# TO BE DONE
Will you give the material below again, every line exactly as it is?
------
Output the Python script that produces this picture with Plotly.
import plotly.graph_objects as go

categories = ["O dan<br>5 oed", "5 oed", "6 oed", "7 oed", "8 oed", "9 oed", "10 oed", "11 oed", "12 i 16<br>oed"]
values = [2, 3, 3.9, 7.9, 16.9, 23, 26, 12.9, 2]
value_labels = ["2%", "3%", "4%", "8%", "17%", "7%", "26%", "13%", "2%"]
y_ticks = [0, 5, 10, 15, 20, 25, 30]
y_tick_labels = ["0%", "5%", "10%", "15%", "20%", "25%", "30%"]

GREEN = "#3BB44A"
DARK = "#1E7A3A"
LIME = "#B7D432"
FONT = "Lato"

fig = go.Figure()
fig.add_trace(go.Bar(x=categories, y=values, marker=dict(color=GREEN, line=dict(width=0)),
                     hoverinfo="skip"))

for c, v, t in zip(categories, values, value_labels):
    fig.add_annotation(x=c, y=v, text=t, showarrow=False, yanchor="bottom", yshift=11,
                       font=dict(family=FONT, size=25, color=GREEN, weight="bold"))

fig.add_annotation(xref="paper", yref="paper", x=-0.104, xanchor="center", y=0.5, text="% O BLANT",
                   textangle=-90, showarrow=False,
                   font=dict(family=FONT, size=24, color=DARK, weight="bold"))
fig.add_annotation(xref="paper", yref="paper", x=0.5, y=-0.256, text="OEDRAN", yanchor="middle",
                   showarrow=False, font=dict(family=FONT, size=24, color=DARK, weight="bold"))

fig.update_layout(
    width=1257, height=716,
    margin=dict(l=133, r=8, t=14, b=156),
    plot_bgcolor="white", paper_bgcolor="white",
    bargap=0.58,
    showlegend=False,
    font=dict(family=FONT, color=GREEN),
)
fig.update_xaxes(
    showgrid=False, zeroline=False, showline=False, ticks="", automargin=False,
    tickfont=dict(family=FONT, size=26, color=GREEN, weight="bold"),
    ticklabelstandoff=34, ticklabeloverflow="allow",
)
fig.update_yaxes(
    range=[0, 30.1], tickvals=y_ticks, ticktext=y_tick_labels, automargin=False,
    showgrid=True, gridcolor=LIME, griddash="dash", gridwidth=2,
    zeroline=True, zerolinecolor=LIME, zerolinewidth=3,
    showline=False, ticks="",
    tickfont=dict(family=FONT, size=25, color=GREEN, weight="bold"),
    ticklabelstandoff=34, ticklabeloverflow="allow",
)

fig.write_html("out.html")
------
# SOLUTION TO THIS PROBLEM
Output the Python script that produces this picture with Plotly.
import plotly.graph_objects as go

categories = ["O dan<br>5 oed", "5 oed", "6 oed", "7 oed", "8 oed", "9 oed", "10 oed", "11 oed", "12 i 16<br>oed"]
values = [2, 3, 3.9, 7.9, 16.9, 23, 26, 12.9, 2]
value_labels = ["2%", "3%", "4%", "8%", "17%", "7%", "26%", "13%", "2%"]
y_ticks = [0, 5, 10, 15, 20, 25, 30]
y_tick_labels = ["0%", "5%", "10%", "15%", "20%", "25%", "30%"]

GREEN = "#3BB44A"
DARK = "#1E7A3A"
LIME = "#B7D432"
FONT = "Lato"

fig = go.Figure()
fig.add_trace(go.Bar(x=categories, y=values, marker=dict(color=GREEN, line=dict(width=0)),
                     hoverinfo="skip"))

for c, v, t in zip(categories, values, value_labels):
    fig.add_annotation(x=c, y=v, text=t, showarrow=False, yanchor="bottom", yshift=11,
                       font=dict(family=FONT, size=25, color=GREEN, weight="bold"))

fig.add_annotation(xref="paper", yref="paper", x=-0.104, xanchor="center", y=0.5, text="% O BLANT",
                   textangle=-90, showarrow=False,
                   font=dict(family=FONT, size=24, color=DARK, weight="bold"))
fig.add_annotation(xref="paper", yref="paper", x=0.5, y=-0.256, text="OEDRAN", yanchor="middle",
                   showarrow=False, font=dict(family=FONT, size=24, color=DARK, weight="bold"))

fig.update_layout(
    width=1257, height=716,
    margin=dict(l=133, r=8, t=14, b=156),
    plot_bgcolor="white", paper_bgcolor="white",
    bargap=0.58,
    showlegend=False,
    font=dict(family=FONT, color=GREEN),
)
fig.update_xaxes(
    showgrid=False, zeroline=False, showline=False, ticks="", automargin=False,
    tickfont=dict(family=FONT, size=26, color=GREEN, weight="bold"),
    ticklabelstandoff=34, ticklabeloverflow="allow",
)
fig.update_yaxes(
    range=[0, 30.1], tickvals=y_ticks, ticktext=y_tick_labels, automargin=False,
    showgrid=True, gridcolor=LIME, griddash="dash", gridwidth=2,
    zeroline=True, zerolinecolor=LIME, zerolinewidth=3,
    showline=False, ticks="",
    tickfont=dict(family=FONT, size=25, color=GREEN, weight="bold"),
    ticklabelstandoff=34, ticklabeloverflow="allow",
)

fig.write_html("out.html")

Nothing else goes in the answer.